When I was young, I would have arguments with my brothers. We’d wrestle some, like boys do, our tempers would flare, and later after we’d cooled off we’d silently agree to put it behind us. The quiet repair of the friendship created a strengthened bond. When you go through years of ups and downs with siblings like that, it builds a long-lasting relationship. The fact that us brothers have argued and patched things up only adds to our shared history. We know today that those arguments didn’t separate us, and so we trust each other even more. In a way, we’re better off having had some arguments than if we never had any.
I think it’s the same with friends and spouses. Having big, emotional fights isn’t really a good thing, but, try as we might, disagreements do flare up and emotions get heated. We say things we don’t mean. Things we regret and later try to take back. An argument has a way of pulling the honest truth out of us, for better or worse -- our real feelings and inner thoughts come spilling out. If the reconciliation afterwards is genuine and forgiveness is forthcoming, the disagreements can, like those fights I had with my brothers, become opportunities to strengthen the relationship.
There’s a mystery, here. Love, forgiveness, and reconciliation have the ability to not only restore us to our previous state, but to actually improve things from the way they were before the rift.
During the Easter Vigil, there’s a line in the Exsultet that is often puzzled over: "O happy fault that earned so great, so glorious a Redeemer!" The “happy fault” is an acknowledgment of the mystery. It wasn’t a good development when Adam and Eve sinned and space was created between humanity and God. We cannot shrug off that rift. It was never in God’s plan that we would argue with him like that, rebelling to the point where we brought down death and pain and misery on ourselves. But the miracle is that, after the fall, he never gave up on us. Instead, God offers reconciliation and, through his love, even the evil we introduced into the relationship can be folded back into his plan for a greater good.
Off to the woods
How often have we ruined a relationship so badly that we were convinced it was all but dead?
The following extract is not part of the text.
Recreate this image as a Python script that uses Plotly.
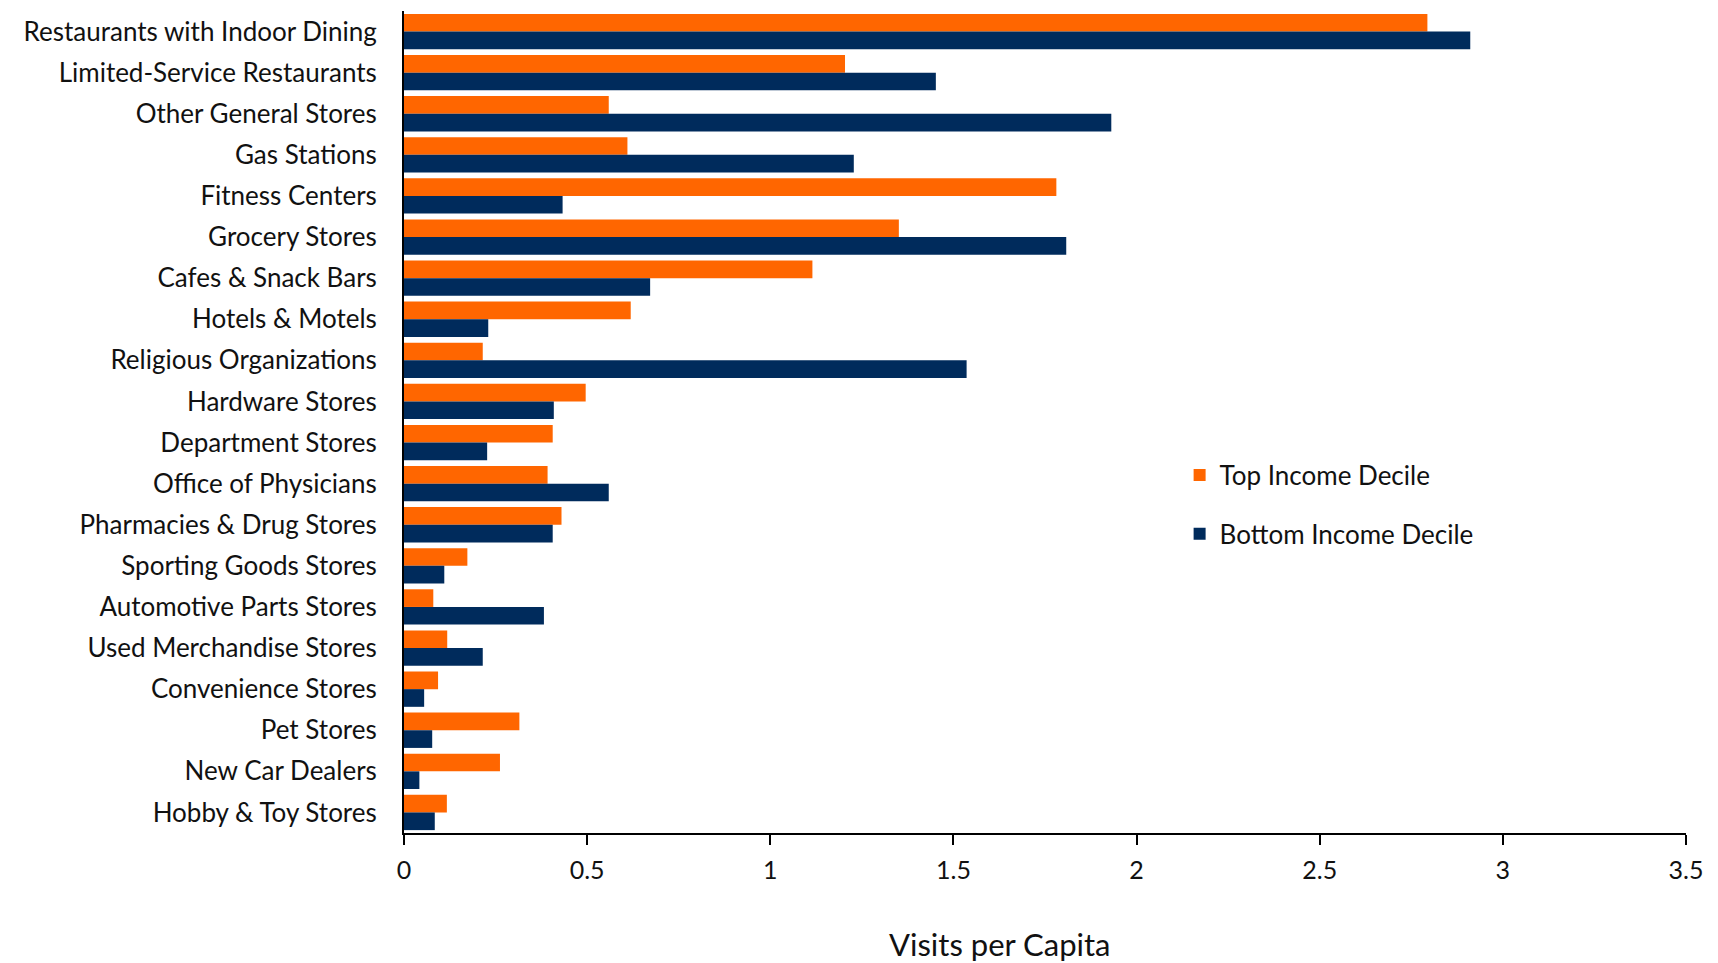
import plotly.graph_objects as go

categories = [
    "Restaurants with Indoor Dining",
    "Limited-Service Restaurants",
    "Other General Stores",
    "Gas Stations",
    "Fitness Centers",
    "Grocery Stores",
    "Cafes & Snack Bars",
    "Hotels & Motels",
    "Religious Organizations",
    "Hardware Stores",
    "Department Stores",
    "Office of Physicians",
    "Pharmacies & Drug Stores",
    "Sporting Goods Stores",
    "Automotive Parts Stores",
    "Used Merchandise Stores",
    "Convenience Stores",
    "Pet Stores",
    "New Car Dealers",
    "Hobby & Toy Stores",
]

top_decile = [2.794, 1.204, 0.559, 0.610, 1.781, 1.351, 1.115, 0.619, 0.215, 0.496,
              0.406, 0.392, 0.430, 0.173, 0.080, 0.118, 0.093, 0.315, 0.262, 0.117]
bottom_decile = [2.911, 1.452, 1.931, 1.228, 0.433, 1.808, 0.672, 0.230, 1.536, 0.409,
                 0.227, 0.559, 0.406, 0.110, 0.382, 0.215, 0.055, 0.077, 0.042, 0.084]

x_ticks = [0, 0.5, 1, 1.5, 2, 2.5, 3, 3.5]
x_tick_text = ["0", "0.5", "1", "1.5", "2", "2.5", "3", "3.5"]

ORANGE = "#FF6600"
NAVY = "#002B5C"
FONT = "Lato"
TEXT = "#111111"

fig = go.Figure()
fig.add_trace(go.Bar(
    y=categories, x=top_decile, orientation="h", name="Top Income Decile",
    marker=dict(color=ORANGE, line=dict(width=0)), legendgroup="top",
))
fig.add_trace(go.Bar(
    y=categories, x=bottom_decile, orientation="h", name="Bottom Income Decile",
    marker=dict(color=NAVY, line=dict(width=0)), legendgroup="bottom",
))

fig.update_layout(
    width=1718, height=963,
    margin=dict(l=404, r=32, t=11, b=130),
    paper_bgcolor="white", plot_bgcolor="white",
    barmode="group", bargap=0.14, bargroupgap=0,
    font=dict(family=FONT, size=26, color=TEXT),
    showlegend=True,
    legend=dict(
        x=0.605, y=0.464, xanchor="left", yanchor="top",
        font=dict(family=FONT, size=26, color=TEXT),
        tracegroupgap=22, bgcolor="rgba(0,0,0,0)",
    ),
    annotations=[dict(
        text="Visits per Capita", xref="paper", yref="paper",
        x=0.465, y=-0.135, xanchor="center", yanchor="middle",
        showarrow=False, font=dict(family=FONT, size=31, color=TEXT),
    )],
)

fig.update_xaxes(
    range=[0, 3.5], tickvals=x_ticks, ticktext=x_tick_text,
    showgrid=False, zeroline=False,
    showline=True, linecolor="black", linewidth=2,
    ticks="outside", ticklen=10, tickcolor="black", tickwidth=1.5,
    ticklabelstandoff=4,
    tickfont=dict(family=FONT, size=25, color=TEXT),
)
fig.update_yaxes(
    categoryorder="array", categoryarray=categories, autorange="reversed",
    showgrid=False, zeroline=False,
    showline=True, linecolor="black", linewidth=2,
    ticks="", ticklabelstandoff=20,
    tickfont=dict(family=FONT, size=26, color=TEXT),
)

fig.write_html("out.html")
In my friendships, I’ve made assumptions, misread motives, heard only what I wanted to hear, been thoughtless, selfish, and rude. I’ve gotten into my own head and created fictional narratives about other people and ascribed all my worst instincts to them, which isn’t fair. Because of this, I have often let my friends down. I fear I’ve been a bad friend to a lot of people. Further, it seems to me that if others really knew what I was thinking all the time, they might never want to be around me. I cannot help but believe, if the truth were known about how fickle we all are, everyone would swear off society and go live alone in the woods. Rifts are so easy to create but so hard to heal.
Of course, my line of thinking is focusing on the negatives, the initial flaws in our ability to perfectly commit to a relationship. I looked just now at the “fault” part of the equation, but the Exultet of the Church at Easter isn’t a reminder of our flaws. It adds one little adjective that makes all the difference. The fault is “happy.” Why? Because along with our flaws, we humans are capable of astounding acts of forgiveness and mercy and love. When we imitate God and overcome our limitations, we actually connect with a part of ourselves that transcends the situation in which we find ourselves.
Everything sad will come untrue, Tolkien writes in The Lord of the Rings. Everything bad and regrettable in our past is all part of the journey. With a reconciliation, an apology, a confession, we can end up in a better condition than if the ill had never happened. I try to remember this when I’m anxious that I’ve irreparably damaged a relationship, or committed a sin I’m particularly ashamed about. Even if I have made myself into a ruin, God will build me back into an edifice more beautiful than the previous one, from the Garden he raises up a New Jerusalem. Love overcomes all failure.
Our weakness is not the permanent undoing of us but, rather, opportunity for grace. God’s relationship with us is not merely punitive but also redemptive. In fact, in his Passion, Our Lord takes inside of himself the very conditions of Adam’s fall, thus transforming sin into the means of salvation.
The true meaning of our creation was always the Incarnation, always a strong and permanent relationship between man and God that allows us to participate in the interior relationship of the Trinity, a relationship that is made everlasting and unbreakable by perfect love.